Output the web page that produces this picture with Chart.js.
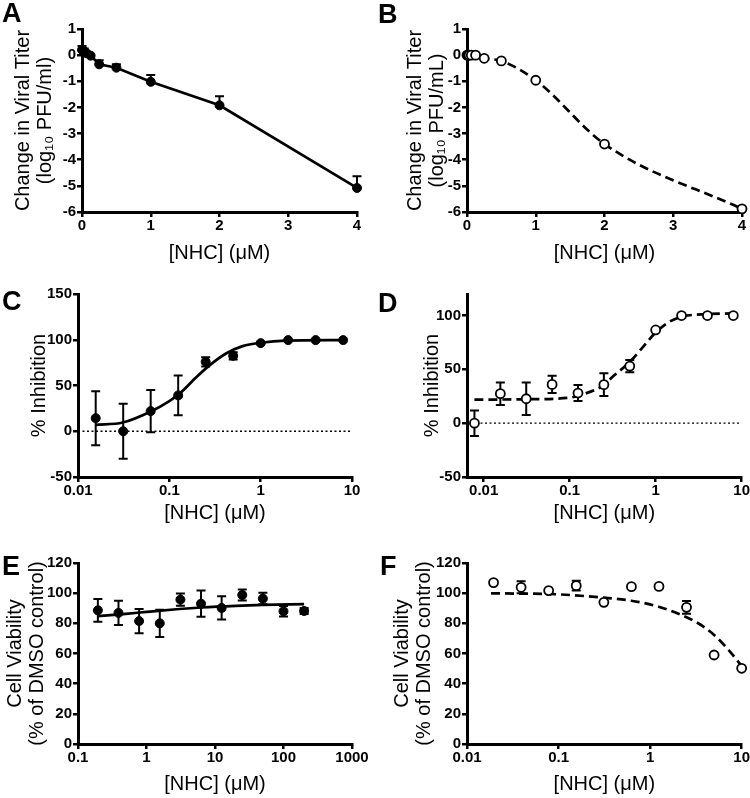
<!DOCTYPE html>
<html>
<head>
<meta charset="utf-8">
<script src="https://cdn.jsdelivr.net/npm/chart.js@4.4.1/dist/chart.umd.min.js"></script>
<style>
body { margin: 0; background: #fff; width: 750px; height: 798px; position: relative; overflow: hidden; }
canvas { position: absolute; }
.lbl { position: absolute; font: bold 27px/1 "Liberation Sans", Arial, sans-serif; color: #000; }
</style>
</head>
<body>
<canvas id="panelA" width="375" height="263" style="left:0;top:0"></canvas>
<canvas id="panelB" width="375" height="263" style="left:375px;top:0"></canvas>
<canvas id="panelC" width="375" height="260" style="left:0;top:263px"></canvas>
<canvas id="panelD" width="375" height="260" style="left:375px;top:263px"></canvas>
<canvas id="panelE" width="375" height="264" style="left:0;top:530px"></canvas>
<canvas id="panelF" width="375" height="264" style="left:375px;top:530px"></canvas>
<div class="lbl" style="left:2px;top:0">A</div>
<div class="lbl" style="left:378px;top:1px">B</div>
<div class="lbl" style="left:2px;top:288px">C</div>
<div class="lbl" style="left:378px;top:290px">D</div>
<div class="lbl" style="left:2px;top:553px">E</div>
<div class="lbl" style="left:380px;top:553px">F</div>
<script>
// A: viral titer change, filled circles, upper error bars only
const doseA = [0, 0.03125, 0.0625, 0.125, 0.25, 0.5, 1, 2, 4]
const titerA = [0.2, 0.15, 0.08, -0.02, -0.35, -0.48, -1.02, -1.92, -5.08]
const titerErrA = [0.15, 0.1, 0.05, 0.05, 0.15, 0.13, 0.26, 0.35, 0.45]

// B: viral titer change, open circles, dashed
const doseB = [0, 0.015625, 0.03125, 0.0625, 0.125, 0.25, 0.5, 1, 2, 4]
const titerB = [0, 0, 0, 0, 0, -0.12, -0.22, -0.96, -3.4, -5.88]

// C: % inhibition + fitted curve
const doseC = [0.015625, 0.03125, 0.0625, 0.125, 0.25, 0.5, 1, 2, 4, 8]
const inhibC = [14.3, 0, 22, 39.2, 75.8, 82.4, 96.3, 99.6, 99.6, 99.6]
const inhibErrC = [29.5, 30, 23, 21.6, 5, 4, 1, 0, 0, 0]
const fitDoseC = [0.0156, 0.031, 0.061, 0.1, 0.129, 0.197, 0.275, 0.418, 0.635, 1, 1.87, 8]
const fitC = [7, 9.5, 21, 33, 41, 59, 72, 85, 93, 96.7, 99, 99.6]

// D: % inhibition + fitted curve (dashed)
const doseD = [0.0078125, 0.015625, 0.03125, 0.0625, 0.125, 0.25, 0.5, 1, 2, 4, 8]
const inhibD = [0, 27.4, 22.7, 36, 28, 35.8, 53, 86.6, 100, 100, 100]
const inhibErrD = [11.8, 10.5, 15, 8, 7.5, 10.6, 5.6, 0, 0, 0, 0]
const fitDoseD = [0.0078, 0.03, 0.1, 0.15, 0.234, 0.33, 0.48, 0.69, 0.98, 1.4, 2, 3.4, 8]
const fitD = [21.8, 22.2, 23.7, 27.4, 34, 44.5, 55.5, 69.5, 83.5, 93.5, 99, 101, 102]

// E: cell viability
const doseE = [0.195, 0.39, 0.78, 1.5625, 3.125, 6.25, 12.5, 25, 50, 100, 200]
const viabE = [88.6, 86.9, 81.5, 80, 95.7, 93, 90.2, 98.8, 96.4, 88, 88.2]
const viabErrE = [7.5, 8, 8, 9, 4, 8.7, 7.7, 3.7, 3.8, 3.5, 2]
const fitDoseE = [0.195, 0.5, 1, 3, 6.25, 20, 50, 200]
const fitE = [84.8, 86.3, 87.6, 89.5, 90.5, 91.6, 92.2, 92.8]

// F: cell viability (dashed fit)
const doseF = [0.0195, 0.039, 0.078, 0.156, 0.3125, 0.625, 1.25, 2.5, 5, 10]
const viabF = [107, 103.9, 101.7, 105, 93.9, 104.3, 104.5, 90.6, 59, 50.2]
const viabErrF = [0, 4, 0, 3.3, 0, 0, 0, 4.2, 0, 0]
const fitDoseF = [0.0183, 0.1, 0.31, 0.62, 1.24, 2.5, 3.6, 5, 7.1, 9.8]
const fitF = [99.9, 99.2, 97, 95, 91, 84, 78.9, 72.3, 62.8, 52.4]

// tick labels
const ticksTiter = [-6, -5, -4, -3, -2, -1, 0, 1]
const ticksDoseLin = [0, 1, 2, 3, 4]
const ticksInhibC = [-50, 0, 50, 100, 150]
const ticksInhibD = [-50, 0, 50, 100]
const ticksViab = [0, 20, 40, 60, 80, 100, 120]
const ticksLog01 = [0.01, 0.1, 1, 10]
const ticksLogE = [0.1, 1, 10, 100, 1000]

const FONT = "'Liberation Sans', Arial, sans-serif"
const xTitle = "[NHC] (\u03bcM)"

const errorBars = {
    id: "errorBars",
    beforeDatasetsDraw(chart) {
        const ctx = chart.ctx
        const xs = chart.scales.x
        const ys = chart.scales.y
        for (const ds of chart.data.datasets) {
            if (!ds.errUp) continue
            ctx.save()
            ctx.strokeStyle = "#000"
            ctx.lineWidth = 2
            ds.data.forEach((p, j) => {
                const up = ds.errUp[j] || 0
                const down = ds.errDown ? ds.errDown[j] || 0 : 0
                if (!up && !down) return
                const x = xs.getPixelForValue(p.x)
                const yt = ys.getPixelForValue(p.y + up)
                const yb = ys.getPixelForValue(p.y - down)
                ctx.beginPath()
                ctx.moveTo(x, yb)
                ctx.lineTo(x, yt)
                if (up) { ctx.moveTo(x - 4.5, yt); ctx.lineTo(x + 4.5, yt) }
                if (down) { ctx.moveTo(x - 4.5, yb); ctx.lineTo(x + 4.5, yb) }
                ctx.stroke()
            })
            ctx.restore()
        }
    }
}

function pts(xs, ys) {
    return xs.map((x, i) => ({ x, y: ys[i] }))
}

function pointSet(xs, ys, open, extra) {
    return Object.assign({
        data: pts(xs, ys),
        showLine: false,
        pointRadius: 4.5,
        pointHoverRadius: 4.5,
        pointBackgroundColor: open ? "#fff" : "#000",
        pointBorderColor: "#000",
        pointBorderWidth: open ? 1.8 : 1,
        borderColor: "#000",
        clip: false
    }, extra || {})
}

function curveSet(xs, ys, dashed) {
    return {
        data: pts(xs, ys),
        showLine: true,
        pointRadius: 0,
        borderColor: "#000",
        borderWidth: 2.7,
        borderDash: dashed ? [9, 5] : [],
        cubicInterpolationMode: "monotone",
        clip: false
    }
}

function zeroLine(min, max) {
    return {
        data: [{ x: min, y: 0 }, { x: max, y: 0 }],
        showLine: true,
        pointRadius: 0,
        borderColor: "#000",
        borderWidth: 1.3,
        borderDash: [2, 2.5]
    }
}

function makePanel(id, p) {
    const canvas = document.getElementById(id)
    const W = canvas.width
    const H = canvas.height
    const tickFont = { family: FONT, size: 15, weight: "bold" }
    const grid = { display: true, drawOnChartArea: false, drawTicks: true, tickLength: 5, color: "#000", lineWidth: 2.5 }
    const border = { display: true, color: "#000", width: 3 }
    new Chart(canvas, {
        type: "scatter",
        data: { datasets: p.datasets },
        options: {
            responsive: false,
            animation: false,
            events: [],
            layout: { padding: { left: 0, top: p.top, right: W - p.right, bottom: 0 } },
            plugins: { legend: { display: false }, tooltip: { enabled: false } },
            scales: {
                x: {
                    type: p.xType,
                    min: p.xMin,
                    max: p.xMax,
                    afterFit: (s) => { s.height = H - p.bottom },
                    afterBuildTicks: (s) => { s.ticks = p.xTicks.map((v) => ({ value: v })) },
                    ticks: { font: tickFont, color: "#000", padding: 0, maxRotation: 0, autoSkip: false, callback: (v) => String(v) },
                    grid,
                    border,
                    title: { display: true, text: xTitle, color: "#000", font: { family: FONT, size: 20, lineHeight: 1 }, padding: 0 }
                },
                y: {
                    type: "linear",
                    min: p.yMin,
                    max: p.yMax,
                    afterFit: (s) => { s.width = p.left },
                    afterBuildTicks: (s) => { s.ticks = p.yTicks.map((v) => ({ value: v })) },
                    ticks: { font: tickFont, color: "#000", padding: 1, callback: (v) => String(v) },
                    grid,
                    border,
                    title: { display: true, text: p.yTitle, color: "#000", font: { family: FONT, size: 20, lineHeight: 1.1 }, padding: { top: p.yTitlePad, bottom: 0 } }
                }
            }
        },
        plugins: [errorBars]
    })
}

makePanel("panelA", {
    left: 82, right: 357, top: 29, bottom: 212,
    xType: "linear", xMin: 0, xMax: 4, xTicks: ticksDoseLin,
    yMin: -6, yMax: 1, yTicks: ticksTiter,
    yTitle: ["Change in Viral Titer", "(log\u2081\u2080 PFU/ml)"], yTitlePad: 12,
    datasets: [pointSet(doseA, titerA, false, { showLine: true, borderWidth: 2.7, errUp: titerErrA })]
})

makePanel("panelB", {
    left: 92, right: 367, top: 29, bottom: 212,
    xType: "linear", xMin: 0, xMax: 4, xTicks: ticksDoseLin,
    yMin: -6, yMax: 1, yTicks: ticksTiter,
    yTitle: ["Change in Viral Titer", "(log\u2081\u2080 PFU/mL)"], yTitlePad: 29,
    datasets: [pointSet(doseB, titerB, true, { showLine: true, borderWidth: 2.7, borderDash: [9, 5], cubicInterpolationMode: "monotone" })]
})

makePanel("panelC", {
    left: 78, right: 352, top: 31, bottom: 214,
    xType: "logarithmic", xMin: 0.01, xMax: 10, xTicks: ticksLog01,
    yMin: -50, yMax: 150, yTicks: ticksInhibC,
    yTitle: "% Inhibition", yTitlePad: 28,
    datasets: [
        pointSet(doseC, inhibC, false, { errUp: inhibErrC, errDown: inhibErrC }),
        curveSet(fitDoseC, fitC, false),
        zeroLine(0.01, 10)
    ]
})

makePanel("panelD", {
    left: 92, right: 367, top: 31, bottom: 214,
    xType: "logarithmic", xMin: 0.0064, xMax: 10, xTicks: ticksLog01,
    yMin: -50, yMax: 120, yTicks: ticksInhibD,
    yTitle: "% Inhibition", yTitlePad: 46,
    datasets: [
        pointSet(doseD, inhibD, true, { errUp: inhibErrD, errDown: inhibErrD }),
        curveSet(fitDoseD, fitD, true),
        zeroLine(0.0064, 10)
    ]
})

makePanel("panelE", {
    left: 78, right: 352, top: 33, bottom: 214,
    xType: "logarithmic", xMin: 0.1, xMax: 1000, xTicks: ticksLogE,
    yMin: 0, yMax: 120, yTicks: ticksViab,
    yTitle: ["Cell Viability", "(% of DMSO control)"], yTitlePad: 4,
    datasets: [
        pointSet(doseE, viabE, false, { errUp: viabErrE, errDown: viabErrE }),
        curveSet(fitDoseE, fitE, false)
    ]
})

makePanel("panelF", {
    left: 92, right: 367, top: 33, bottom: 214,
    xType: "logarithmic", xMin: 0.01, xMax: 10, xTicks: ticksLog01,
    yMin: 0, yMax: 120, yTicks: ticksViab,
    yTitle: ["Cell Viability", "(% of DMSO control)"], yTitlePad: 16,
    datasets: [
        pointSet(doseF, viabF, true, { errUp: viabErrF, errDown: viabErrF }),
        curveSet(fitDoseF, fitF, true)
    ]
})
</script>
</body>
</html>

──────────

> AIM OF THE EXERCISE
Every line from the top of the material above through the line with "-0.96, -3.4, -5.88]" should be duplicated exactly, please; leave out the pictures.

> WRITTEN RESPONSE
Output the web page that produces this picture with Chart.js.
<!DOCTYPE html>
<html>
<head>
<meta charset="utf-8">
<script src="https://cdn.jsdelivr.net/npm/chart.js@4.4.1/dist/chart.umd.min.js"></script>
<style>
body { margin: 0; background: #fff; width: 750px; height: 798px; position: relative; overflow: hidden; }
canvas { position: absolute; }
.lbl { position: absolute; font: bold 27px/1 "Liberation Sans", Arial, sans-serif; color: #000; }
</style>
</head>
<body>
<canvas id="panelA" width="375" height="263" style="left:0;top:0"></canvas>
<canvas id="panelB" width="375" height="263" style="left:375px;top:0"></canvas>
<canvas id="panelC" width="375" height="260" style="left:0;top:263px"></canvas>
<canvas id="panelD" width="375" height="260" style="left:375px;top:263px"></canvas>
<canvas id="panelE" width="375" height="264" style="left:0;top:530px"></canvas>
<canvas id="panelF" width="375" height="264" style="left:375px;top:530px"></canvas>
<div class="lbl" style="left:2px;top:0">A</div>
<div class="lbl" style="left:378px;top:1px">B</div>
<div class="lbl" style="left:2px;top:288px">C</div>
<div class="lbl" style="left:378px;top:290px">D</div>
<div class="lbl" style="left:2px;top:553px">E</div>
<div class="lbl" style="left:380px;top:553px">F</div>
<script>
// A: viral titer change, filled circles, upper error bars only
const doseA = [0, 0.03125, 0.0625, 0.125, 0.25, 0.5, 1, 2, 4]
const titerA = [0.2, 0.15, 0.08, -0.02, -0.35, -0.48, -1.02, -1.92, -5.08]
const titerErrA = [0.15, 0.1, 0.05, 0.05, 0.15, 0.13, 0.26, 0.35, 0.45]

// B: viral titer change, open circles, dashed
const doseB = [0, 0.015625, 0.03125, 0.0625, 0.125, 0.25, 0.5, 1, 2, 4]
const titerB = [0, 0, 0, 0, 0, -0.12, -0.22, -0.96, -3.4, -5.88]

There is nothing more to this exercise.